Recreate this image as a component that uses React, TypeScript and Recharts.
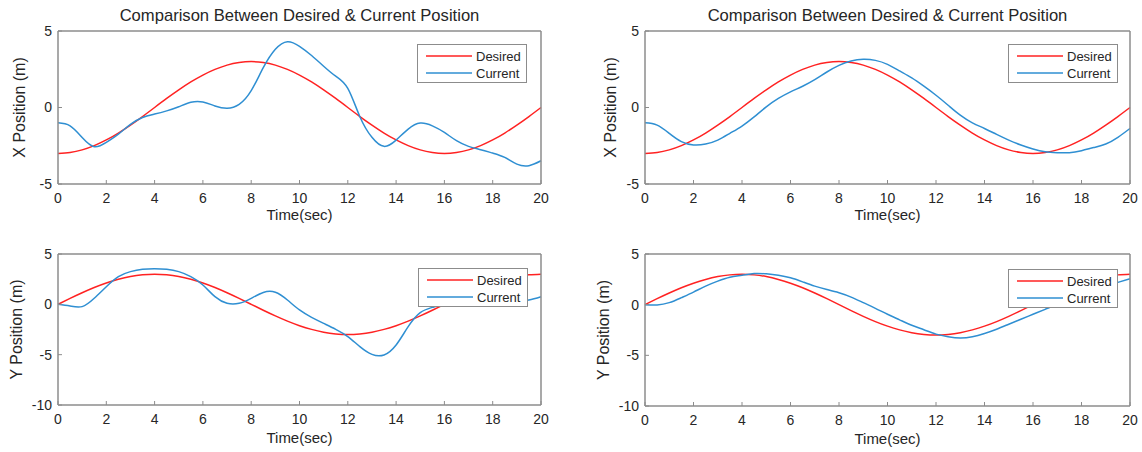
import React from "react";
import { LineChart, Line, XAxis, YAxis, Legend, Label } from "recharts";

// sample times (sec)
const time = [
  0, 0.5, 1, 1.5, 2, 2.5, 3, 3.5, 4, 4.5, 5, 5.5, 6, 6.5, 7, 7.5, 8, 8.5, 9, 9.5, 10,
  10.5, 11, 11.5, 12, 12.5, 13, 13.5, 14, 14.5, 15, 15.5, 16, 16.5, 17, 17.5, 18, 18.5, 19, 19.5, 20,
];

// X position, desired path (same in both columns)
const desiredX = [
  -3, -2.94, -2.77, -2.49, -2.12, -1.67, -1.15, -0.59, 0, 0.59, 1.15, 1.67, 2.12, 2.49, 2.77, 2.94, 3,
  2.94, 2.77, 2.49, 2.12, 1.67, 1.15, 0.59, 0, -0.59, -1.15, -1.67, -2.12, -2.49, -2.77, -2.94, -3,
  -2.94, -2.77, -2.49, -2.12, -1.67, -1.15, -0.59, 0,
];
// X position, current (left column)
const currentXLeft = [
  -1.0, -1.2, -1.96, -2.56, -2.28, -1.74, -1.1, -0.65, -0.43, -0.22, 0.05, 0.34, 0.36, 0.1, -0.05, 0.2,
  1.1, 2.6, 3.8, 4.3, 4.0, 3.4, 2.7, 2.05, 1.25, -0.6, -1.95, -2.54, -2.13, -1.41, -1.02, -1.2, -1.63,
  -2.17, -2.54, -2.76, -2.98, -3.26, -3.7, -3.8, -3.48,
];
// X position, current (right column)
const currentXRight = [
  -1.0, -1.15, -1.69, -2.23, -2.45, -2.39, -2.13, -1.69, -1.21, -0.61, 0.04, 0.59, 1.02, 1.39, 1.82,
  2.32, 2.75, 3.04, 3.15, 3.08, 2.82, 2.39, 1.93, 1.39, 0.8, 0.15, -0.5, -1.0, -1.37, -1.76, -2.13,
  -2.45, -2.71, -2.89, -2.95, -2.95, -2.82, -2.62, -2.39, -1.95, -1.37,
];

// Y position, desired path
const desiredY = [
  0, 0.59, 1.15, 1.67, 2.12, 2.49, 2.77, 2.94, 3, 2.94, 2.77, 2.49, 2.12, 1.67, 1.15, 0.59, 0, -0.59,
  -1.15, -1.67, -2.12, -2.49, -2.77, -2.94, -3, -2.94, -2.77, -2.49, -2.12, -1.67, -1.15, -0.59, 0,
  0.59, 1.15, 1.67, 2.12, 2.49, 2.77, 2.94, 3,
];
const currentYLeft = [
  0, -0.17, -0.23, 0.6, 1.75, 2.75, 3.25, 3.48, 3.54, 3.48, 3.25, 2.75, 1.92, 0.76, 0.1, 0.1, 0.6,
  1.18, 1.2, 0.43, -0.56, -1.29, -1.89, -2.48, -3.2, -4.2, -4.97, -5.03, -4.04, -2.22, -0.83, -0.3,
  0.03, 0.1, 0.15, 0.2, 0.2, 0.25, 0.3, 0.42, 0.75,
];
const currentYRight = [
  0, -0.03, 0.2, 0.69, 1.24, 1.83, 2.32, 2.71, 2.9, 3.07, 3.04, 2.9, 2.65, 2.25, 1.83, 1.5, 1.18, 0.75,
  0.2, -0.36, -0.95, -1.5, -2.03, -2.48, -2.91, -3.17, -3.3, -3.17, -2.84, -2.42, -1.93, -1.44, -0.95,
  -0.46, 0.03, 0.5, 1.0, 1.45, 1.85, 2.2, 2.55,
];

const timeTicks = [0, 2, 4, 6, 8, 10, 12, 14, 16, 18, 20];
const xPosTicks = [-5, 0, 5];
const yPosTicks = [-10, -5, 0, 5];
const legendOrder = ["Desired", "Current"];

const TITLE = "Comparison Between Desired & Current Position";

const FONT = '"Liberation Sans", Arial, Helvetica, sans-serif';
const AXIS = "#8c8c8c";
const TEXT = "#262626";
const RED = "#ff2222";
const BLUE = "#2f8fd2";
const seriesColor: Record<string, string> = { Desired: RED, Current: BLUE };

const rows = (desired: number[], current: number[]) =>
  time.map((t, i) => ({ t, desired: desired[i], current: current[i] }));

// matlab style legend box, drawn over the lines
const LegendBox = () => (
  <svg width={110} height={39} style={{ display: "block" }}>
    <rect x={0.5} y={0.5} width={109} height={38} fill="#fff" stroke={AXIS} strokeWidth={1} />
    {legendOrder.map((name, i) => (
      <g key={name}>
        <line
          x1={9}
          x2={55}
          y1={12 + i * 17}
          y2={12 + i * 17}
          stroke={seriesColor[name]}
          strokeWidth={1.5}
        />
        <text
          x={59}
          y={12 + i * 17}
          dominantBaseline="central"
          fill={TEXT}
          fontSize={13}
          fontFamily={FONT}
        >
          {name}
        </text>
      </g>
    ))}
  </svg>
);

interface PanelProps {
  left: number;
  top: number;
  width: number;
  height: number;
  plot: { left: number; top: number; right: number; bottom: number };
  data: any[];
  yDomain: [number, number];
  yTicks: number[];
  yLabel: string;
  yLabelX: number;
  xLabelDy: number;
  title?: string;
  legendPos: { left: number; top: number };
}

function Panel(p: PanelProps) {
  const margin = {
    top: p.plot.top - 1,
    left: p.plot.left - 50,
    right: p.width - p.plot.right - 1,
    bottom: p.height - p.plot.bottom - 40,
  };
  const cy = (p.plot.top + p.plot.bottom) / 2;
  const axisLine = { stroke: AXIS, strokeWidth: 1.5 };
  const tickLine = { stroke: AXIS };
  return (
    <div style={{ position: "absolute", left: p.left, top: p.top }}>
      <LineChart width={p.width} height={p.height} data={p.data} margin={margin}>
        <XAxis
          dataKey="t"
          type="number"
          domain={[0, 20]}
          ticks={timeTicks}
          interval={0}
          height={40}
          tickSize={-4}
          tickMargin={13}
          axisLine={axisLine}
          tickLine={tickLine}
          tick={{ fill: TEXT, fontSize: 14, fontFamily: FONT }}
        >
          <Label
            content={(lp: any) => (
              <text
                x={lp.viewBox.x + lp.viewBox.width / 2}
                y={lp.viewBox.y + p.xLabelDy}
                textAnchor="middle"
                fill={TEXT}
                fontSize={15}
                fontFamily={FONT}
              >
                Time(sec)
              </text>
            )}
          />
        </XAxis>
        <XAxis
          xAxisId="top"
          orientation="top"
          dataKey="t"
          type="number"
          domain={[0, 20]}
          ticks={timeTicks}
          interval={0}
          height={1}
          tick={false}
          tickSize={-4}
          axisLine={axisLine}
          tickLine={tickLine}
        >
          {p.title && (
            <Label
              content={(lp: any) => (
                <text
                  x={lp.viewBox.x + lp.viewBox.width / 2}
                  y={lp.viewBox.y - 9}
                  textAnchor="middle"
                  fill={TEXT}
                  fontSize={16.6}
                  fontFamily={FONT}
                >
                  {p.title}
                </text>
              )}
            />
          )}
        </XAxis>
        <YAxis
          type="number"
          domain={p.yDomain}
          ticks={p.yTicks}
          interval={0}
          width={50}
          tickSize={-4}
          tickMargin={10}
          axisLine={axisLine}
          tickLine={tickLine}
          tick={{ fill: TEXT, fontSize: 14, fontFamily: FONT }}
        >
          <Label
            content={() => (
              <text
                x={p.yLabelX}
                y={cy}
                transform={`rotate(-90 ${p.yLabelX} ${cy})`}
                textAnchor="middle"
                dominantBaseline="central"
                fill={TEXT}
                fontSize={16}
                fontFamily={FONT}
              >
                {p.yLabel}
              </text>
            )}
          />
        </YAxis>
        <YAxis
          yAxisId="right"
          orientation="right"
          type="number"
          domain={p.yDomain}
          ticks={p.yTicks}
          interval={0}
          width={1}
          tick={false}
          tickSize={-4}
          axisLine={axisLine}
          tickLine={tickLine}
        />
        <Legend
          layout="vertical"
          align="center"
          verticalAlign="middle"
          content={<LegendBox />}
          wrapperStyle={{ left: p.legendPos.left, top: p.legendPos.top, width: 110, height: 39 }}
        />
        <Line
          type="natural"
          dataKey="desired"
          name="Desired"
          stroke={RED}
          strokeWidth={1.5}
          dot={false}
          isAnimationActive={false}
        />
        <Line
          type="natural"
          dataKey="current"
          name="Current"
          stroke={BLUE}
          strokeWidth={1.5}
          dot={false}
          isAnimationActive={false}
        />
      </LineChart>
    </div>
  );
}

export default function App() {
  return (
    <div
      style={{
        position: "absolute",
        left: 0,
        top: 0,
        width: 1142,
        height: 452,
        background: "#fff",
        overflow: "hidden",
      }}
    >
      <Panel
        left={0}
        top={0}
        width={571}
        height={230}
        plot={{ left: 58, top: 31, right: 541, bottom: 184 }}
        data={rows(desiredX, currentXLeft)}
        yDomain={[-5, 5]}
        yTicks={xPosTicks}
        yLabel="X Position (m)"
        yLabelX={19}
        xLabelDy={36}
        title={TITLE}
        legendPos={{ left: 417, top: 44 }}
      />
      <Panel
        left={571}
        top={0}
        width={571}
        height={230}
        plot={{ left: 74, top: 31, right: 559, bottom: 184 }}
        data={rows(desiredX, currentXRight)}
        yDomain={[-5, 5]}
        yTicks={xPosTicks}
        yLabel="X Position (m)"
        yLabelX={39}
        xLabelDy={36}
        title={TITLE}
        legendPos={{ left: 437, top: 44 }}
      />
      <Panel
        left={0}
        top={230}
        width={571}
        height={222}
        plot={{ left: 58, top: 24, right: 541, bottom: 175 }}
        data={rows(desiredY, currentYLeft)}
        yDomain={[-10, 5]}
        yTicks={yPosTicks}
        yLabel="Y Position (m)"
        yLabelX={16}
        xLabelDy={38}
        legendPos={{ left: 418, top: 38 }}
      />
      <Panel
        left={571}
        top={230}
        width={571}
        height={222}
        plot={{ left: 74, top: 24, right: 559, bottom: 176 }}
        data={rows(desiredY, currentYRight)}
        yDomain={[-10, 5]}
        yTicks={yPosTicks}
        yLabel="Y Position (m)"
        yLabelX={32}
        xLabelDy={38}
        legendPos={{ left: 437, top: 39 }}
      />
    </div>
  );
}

********

**EXERCISE DIRECTIONS:**
Scan the material and collect every line that contains "React".

**OUTPUT OF THE TASK:**
Recreate this image as a component that uses React, TypeScript and Recharts.
import React from "react";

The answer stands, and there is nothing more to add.